Earlier Wednesday, Prime Minister Stephen Harper said Ahmadinejad's "absolutely repugnant remarks" previously made about the Holocaust were reason enough for Canadian officials to boycott the Iranian president's address.
"There are times when things are being said in this world that it is important that countries that have a moral compass stand up, make their views known," Harper said in Oakville, Ont.
"And our absence there will speak volumes about how Canada feels about the declarations of President Ahmadinejad."
Ahmadinejad has repeatedly made comments denying that six million Jews were killed during the Second World War. Earlier this month, Ahmadinejad claimed again that the Holocaust was a lie and a pretext for occupying Palestinian lands.
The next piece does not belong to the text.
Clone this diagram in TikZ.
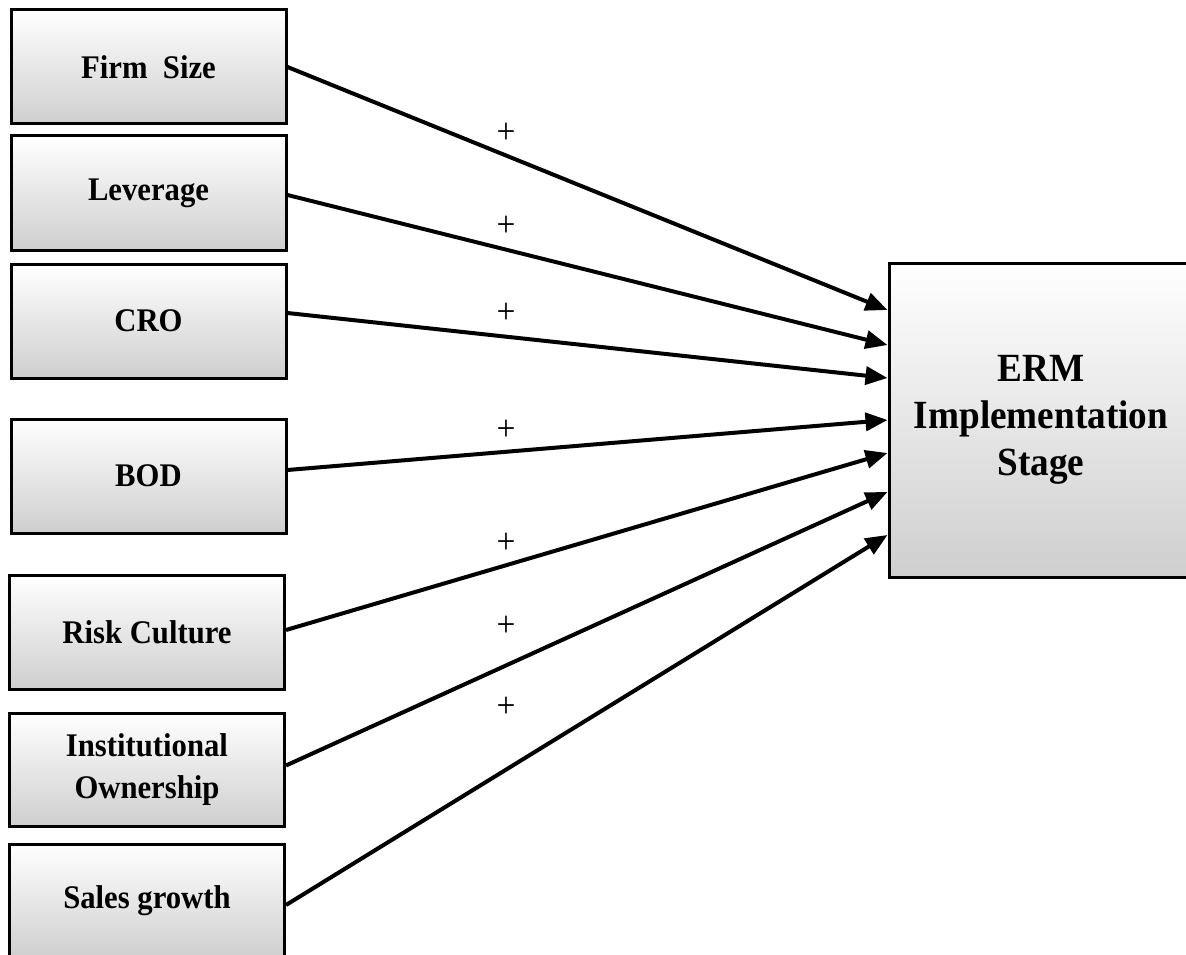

"President Ahmadinejad has said things, particularly about the state of Israel, the Jewish people and the Holocaust, that are absolutely repugnant," Harper said.
"It is unfitting that somebody like that would be giving those kinds of remarks before the United Nations General Assembly. Canada does not want to be equivocal at all in terms of our view on that. We find it disgraceful, unacceptable, and we’re going to be absolutely clear on that."
Harper said the government is also bothered by Iran's crackdown on legitimate dissent, "the fiasco" surrounding this summer's elections and the continued detention of a Canadian journalist without charges.
Maziar Bahari, an Iranian-Canadian reporter, was imprisoned while covering the election unrest for Newsweek.
Harper, who was in Oakville to announce the return of Tim Hortons to the Canadian corporate family, defended his decision not to attend the UN General Assembly.
He said it's standard for Canada's foreign affairs minister to be the representative.
"My speaking slot this year was scheduled the same time as the G-20 in Pittsburgh, and we chose the G-20, which is what all other world leaders are doing," Harper said.